AUTHOR=Luo Lu , Wan Qian , Zhang Kun , Zhang Xiurong , Guo Ruijie , Wang Cai , Zheng Chengchao , Liu Fengzhen , Ding Zhaojun , Wan Yongshan 

TITLE=AhABI4s Negatively Regulate Salt-Stress Response in Peanut

JOURNAL=Frontiers in Plant Science

VOLUME=Volume 12 - 2021

YEAR=2021

URL=https://www.frontiersin.org/journals/plant-science/articles/10.3389/fpls.2021.741641

DOI=10.3389/fpls.2021.741641

ISSN=1664-462X

ABSTRACT=Soil salinity is one of the major factors that limits the area of cultivable land and yield potential of crops. The ability of salt tolerance varies with plant species. Peanut is a moderately salt sensitive, economically-important crop, however, its biological processes involved in salt stress response remain unclear. In this study, we investigated the role of AhABI4 in salt tolerance and elucidated its mode of action in peanut. The results showed that down-regulation of AhABI4s via whole plant virus-induced gene silencing enhanced survival rate, biomass accumulation and root/shoot ratio of peanut seedling in response to salt stress. Transcriptomics, quantitative proteomics and phosphoproteomic analyses were preformed using AhABI4s-silenced and Mock plants. Expression pattern of 15,247 genes, 1,900 proteins and 2,620 phosphorylation sites were affected by silencing of AhABI4s in peanut leaf and root after NaCl treatment. Among them, 63 potential downstream target genes of ABI4 changed consistently at both transcription and translation levels, and the protein/phosphorylation levels of 31 ion transporters/channels were also affected.
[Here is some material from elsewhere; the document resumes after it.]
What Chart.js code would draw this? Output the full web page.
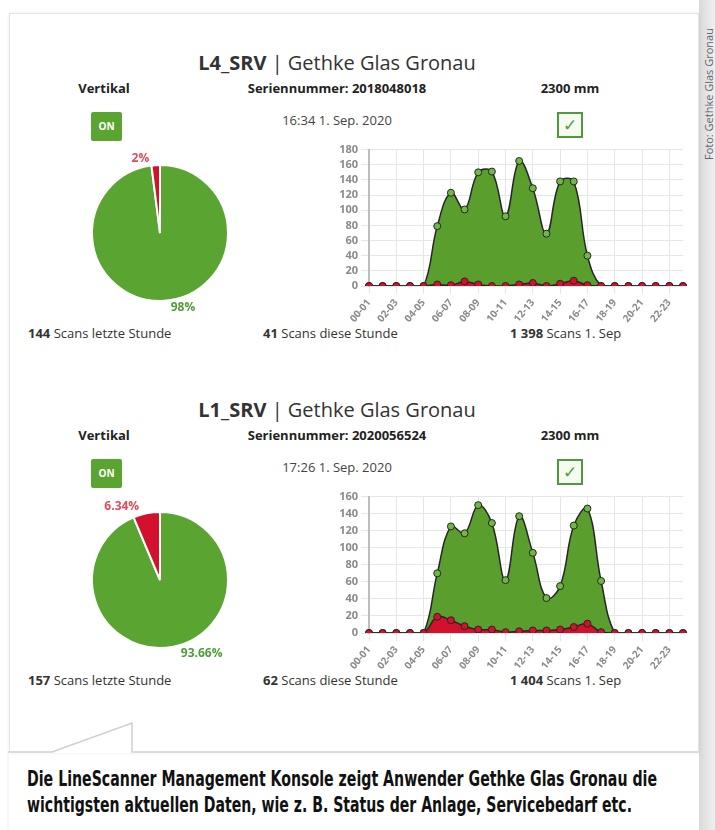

Electrophoretic mobility shift assays (EMSA) showed that ABI4 was able to bind to the promoters of HSP70, fructokinase (FRK) and pyruvate kinase (PK) coding genes in vitro. In addition, we also detected a binding preference of AhABI4 for CACT(G/T)GCA motif in the promoters of down-regulated genes in peanut leaf. Collectively, the potential down-stream targets, regulated at the levels of transcription and translation, binding preference, and in vivo phosphorylation sites revealed in this study will provide new insight into AhABI4-mediated salt tolerance regulation mechanism in peanut.